For whatever reason I am not posed with Coco here, however, that is Coco behind me looking directly at the camera.

The guides did not return, but eventually another voice in the distance began calling to us. Slowly we made our way over, where we were greeted by one of the Berber men in charge of the campsite.

I don’t know what I really expected from the campsite. In many ways, what I got jived perfectly with what I expected—but in some other ways, I was a bit disappointed (and simultaneously relieved) by the ways in which it was geared towards tourists like myself. In regards to the former, the campsite consisted primarily of about 10 tents—each with (sand-filled?) sleeping-mats for four people and illuminated by oil-lamps—situated around a large, communal firepit and equally large communal tent for eating. In regards to the latter, there was a large white tent that served as the bathroom…complete with working toilets, sinks, etc.

We were instructed to put our stuff away in our sex-segregated tents (I bunked with JM, RG, and J), and then to make our way to the dining tent. Once there, in keeping with local customs we were served some delicious touareg tea. The tea was followed by a delicious lentil soup (that I believe is called Harira), which was itself followed by a tajin containing chicken and a host of other ingredients. And, of course, the food was accompanied here (as with all other meals) by a lovely basket of kesra for sopping up any of the delicious juices that were been left behind!

Touareg Toast! [Left to Right: KB, DB, MD, OS, me, JM / Image courtesy of OS]

Post-soup tajin. [Left to Right: host, me, JM / Image courtesy of DB]

After stuffing ourselves, all guests were invited out to the firepit—now ablaze—where our hosts regaled us with ‘traditional Berber songs and music’ (as billed by the company sponsoring this trip). Some of us were even invited to join-in on the festivities, and encouraged to play drums and/or tambourines.





I also 'played' the black and silver drum and tambourine seen here. [Left to Right: DB, me, OS, JM / Photo courtesy of OS]
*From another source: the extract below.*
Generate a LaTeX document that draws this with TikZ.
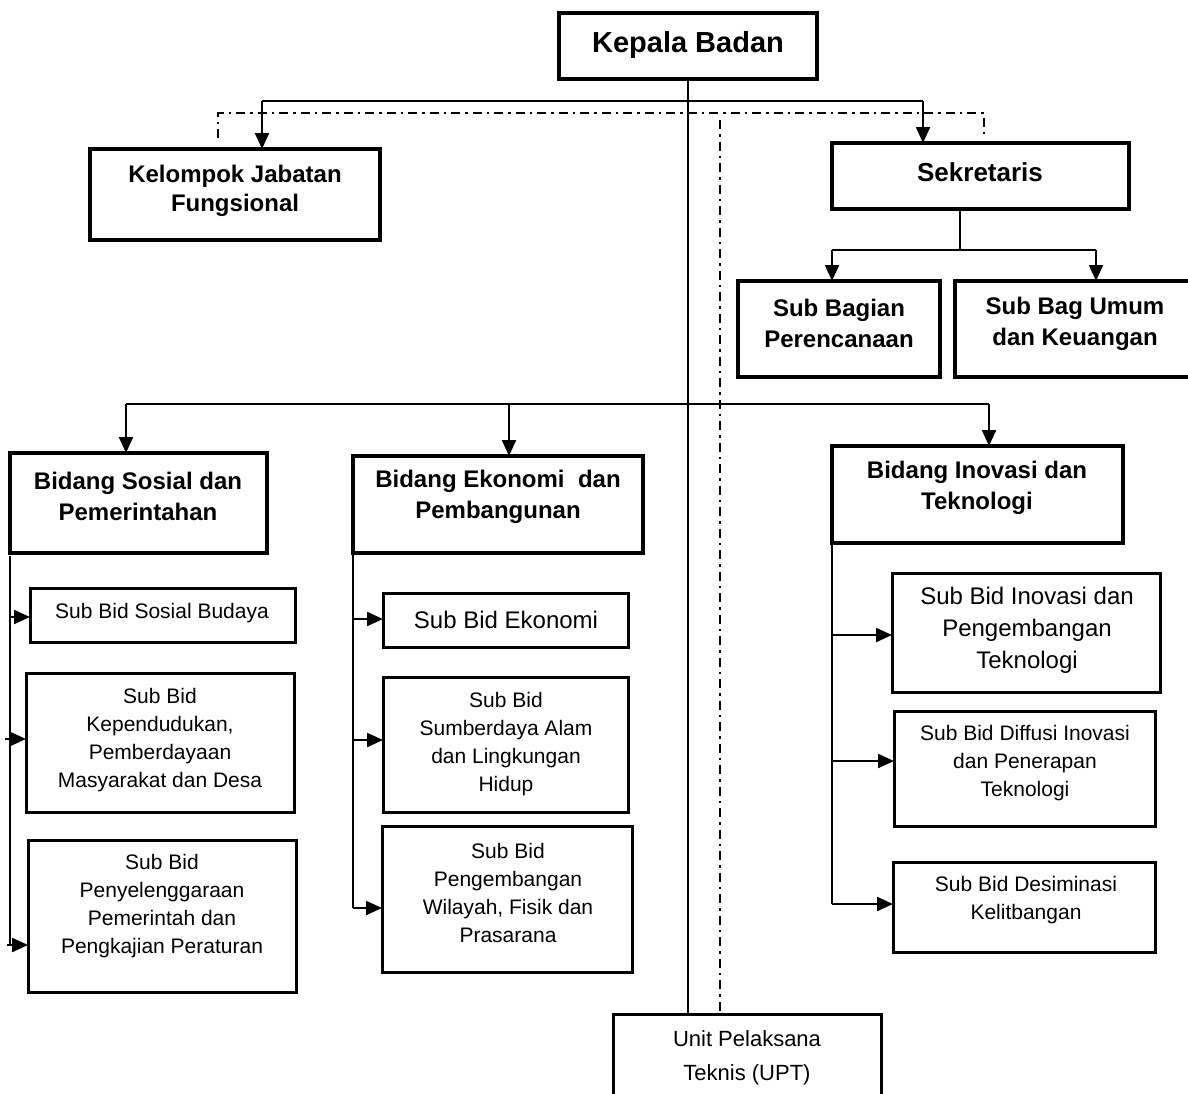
\documentclass[tikz,border=0pt]{standalone}
\usepackage{fontspec}
\setmainfont{Liberation Sans}
\usetikzlibrary{arrows.meta}
\newcommand{\orgbox}[6][]{\node[boxstyle,#1,anchor=north west,minimum width={#5-#3},minimum height={#6-#4}] (#2) at (#3,#4) {};}
\tikzset{
  boxstyle/.style={draw=black,line width=3.4pt,inner sep=0pt,outer sep=0pt,fill=white},
  conn/.style={draw=black,line width=2.2pt},
  arr/.style={conn,-{Triangle[length=16pt,width=14pt]}},
  dd/.style={draw=black,line width=2pt,dash pattern=on 9pt off 5pt on 2.5pt off 5pt},
  bt/.style={align=center,inner sep=0pt,font=\fontsize{24}{31}\selectfont\bfseries},
  rt/.style={align=center,inner sep=0pt,font=\fontsize{21}{28}\selectfont},
  rtl/.style={align=center,inner sep=0pt,font=\fontsize{24}{32}\selectfont},
}
\begin{document}
\begin{tikzpicture}[x=1pt,y=-1pt]
\useasboundingbox (0,0) rectangle (1188,1093);
\clip (0,0) rectangle (1188,1093);
\fill[white] (0,0) rectangle (1188,1093);

% connector coordinates
\coordinate (h1l) at (262,101);
\coordinate (h1r) at (923,101);
\coordinate (kjfin) at (262,149);
\coordinate (sekin) at (923,143);
\coordinate (ddl) at (218,138);
\coordinate (ddlt) at (218,113);
\coordinate (ddrt) at (984,113);
\coordinate (ddr) at (984,138);
\coordinate (ddv) at (720,120);
\coordinate (ddvb) at (720,1014);
\coordinate (sekout) at (960,209);
\coordinate (s2) at (960,250);
\coordinate (s2l) at (832,250);
\coordinate (s2r) at (1096,250);
\coordinate (sbpin) at (832,281);
\coordinate (sbuin) at (1096,281);
\coordinate (bl) at (126,404);
\coordinate (bm) at (509,404);
\coordinate (br) at (989,404);
\coordinate (bspin) at (126,453);
\coordinate (bepin) at (509,456);
\coordinate (bitin) at (989,446);
\coordinate (lv1) at (10,556);
\coordinate (lv2) at (10,945);
\coordinate (la1) at (10,617);
\coordinate (la2) at (5,739);
\coordinate (la3) at (7,945);
\coordinate (mv1) at (353,553);
\coordinate (mv2) at (353,908);
\coordinate (ma1) at (353,619);
\coordinate (ma2) at (353,740);
\coordinate (ma3) at (353,908);
\coordinate (rv1) at (832,543);
\coordinate (rv2) at (832,904);
\coordinate (ra1) at (832,635);
\coordinate (ra2) at (832,761);
\coordinate (ra3) at (832,904);

% boxes
\orgbox{kb}{559}{13}{817}{79}
\orgbox{kjf}{90}{149}{380}{240}
\orgbox[line width=4pt]{sek}{832}{143}{1129}{209}
\orgbox{sbp}{738}{281}{940}{377}
\orgbox{sbu}{955}{281}{1196}{377}
\orgbox{bsp}{10}{453}{267}{553}
\orgbox{bep}{353}{456}{643}{553}
\orgbox{bit}{832}{446}{1123}{543}
\orgbox[line width=3pt]{ssb}{30}{588}{295}{642}
\orgbox[line width=3pt]{skp}{26}{673}{294}{812}
\orgbox[line width=3pt]{spp}{28}{840}{296}{992}
\orgbox[line width=3pt]{sbe}{383}{593}{628}{647}
\orgbox[line width=3pt]{ssa}{383}{677}{628}{812}
\orgbox[line width=3pt]{spw}{382}{826}{632}{972}
\orgbox[line width=3pt]{sip}{892}{573}{1160}{692}
\orgbox[line width=3pt]{sdi}{894}{711}{1155}{826}
\orgbox[line width=3pt]{sdk}{893}{862}{1155}{952}
\orgbox[line width=3pt]{upt}{613}{1014}{881}{1120}

% connectors
\draw[conn] (kb.south) -- (kb.south |- upt.north);
\draw[conn] (h1l) -- (h1r);
\draw[arr] (h1l) -- (kjfin);
\draw[arr] (h1r) -- (sekin);
\draw[dd] (ddl) -- (ddlt) -- (ddrt) -- (ddr);
\draw[dd] (ddv) -- (ddvb);
\draw[conn] (sekout) -- (s2);
\draw[conn] (s2l) -- (s2r);
\draw[arr] (s2l) -- (sbpin);
\draw[arr] (s2r) -- (sbuin);
\draw[conn] (bl) -- (br);
\draw[arr] (bl) -- (bspin);
\draw[arr] (bm) -- (bepin);
\draw[arr] (br) -- (bitin);
\draw[conn] (lv1) -- (lv2);
\draw[arr] (la1) -- (la1 -| ssb.west);
\draw[arr] (la2) -- (la2 -| skp.west);
\draw[arr] (la3) -- (la3 -| spp.west);
\draw[conn] (mv1) -- (mv2);
\draw[arr] (ma1) -- (ma1 -| sbe.west);
\draw[arr] (ma2) -- (ma2 -| ssa.west);
\draw[arr] (ma3) -- (ma3 -| spw.west);
\draw[conn] (rv1) -- (rv2);
\draw[arr] (ra1) -- (ra1 -| sip.west);
\draw[arr] (ra2) -- (ra2 -| sdi.west);
\draw[arr] (ra3) -- (ra3 -| sdk.west);

% texts
\node[bt,font=\fontsize{29}{34}\selectfont\bfseries] (tkb) at (688,45) {Kepala Badan};
\node[bt,font=\fontsize{24}{29}\selectfont\bfseries] (tkjf) at (235,191) {Kelompok Jabatan\\Fungsional};
\node[bt,font=\fontsize{26}{31}\selectfont\bfseries] (tsek) at (980,172) {Sekretaris};
\node[bt] (tsbp) at (839,323) {Sub Bagian\\Perencanaan};
\node[bt] (tsbu) at (1075,324) {Sub Bag Umum\\dan Keuangan};
\node[bt] (tbsp) at (138,496) {Bidang Sosial dan\\Pemerintahan};
\node[bt] (tbep) at (498,497) {Bidang Ekonomi\ \ dan\\Pembangunan};
\node[bt] (tbit) at (977,488) {Bidang Inovasi dan\\Teknologi};
\node[rt] (tssb) at (162,613) {Sub Bid Sosial Budaya};
\node[rt] (tskp) at (160,740) {Sub Bid\\Kependudukan,\\Pemberdayaan\\Masyarakat dan Desa};
\node[rt] (tspp) at (162,906) {Sub Bid\\Penyelenggaraan\\Pemerintah dan\\Pengkajian Peraturan};
\node[rtl] (tsbe) at (506,620) {Sub Bid Ekonomi};
\node[rt] (tssa) at (506,744) {Sub Bid\\Sumberdaya Alam\\dan Lingkungan\\Hidup};
\node[rt] (tspw) at (508,893) {Sub Bid\\Pengembangan\\Wilayah, Fisik dan\\Prasarana};
\node[rtl] (tsip) at (1027,630) {Sub Bid Inovasi dan\\Pengembangan\\Teknologi};
\node[rt] (tsdi) at (1025,763) {Sub Bid Diffusi Inovasi\\dan Penerapan\\Teknologi};
\node[rt] (tsdk) at (1026,900) {Sub Bid Desiminasi\\Kelitbangan};
\node[rt,font=\fontsize{22}{34}\selectfont] (tupt) at (747,1058) {Unit Pelaksana\\Teknis (UPT)};
\end{tikzpicture}
\end{document}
The night grew deeper, and the moon finally made its dazzling appearance around what felt like 9:00 or 10:00 PM, blotting out most of the stars with its own brilliance (much to my dismay). Gradually, various people began wandering off to their tents for bed, but a small group of us stayed around the campfire, encouraged to do so by our hosts who were quick to remind us of the rarity of such an opportunity. 

While the air grew chiller and the fire dwindled, we started telling riddles, which was itself quite comical because of the various language barriers. Typically, a riddle would be told in its first language, then translated for someone else in a second language, and then re-translated for someone else in a third language (with linguistic clarifications by another party). Then, the process would have to work in reverse once someone thought they had an answer! Fortunately, JM was fluent enough in Spanish and French that he was able to act as the group’s primary translator here—although, I do still think that one or two riddles got lost in translation somewhere along the line.

And then there were three…at about 3:00 AM (or so it felt). After a long while of telling riddles, only JM, myself, and one other gent remained around the campfire, everyone else having gone to bed. The three of us stretched out on the cold desert sands (slightly warmed by a bottle of rum, etc.), and just stared at the sky above, doing our best to take-in the once-in-a-lifetimeness of it all.

Sadly (right around the time we decided that the moon kind of looked like Sid from Ice Age if you squint just right), the cold became too much, and so it was time to turn in…on a pillow seemingly filled with sand, and under six or seven heavy, thick, furry blankets.

Nonetheless, what an amazing journey into the Sahara and first night once there!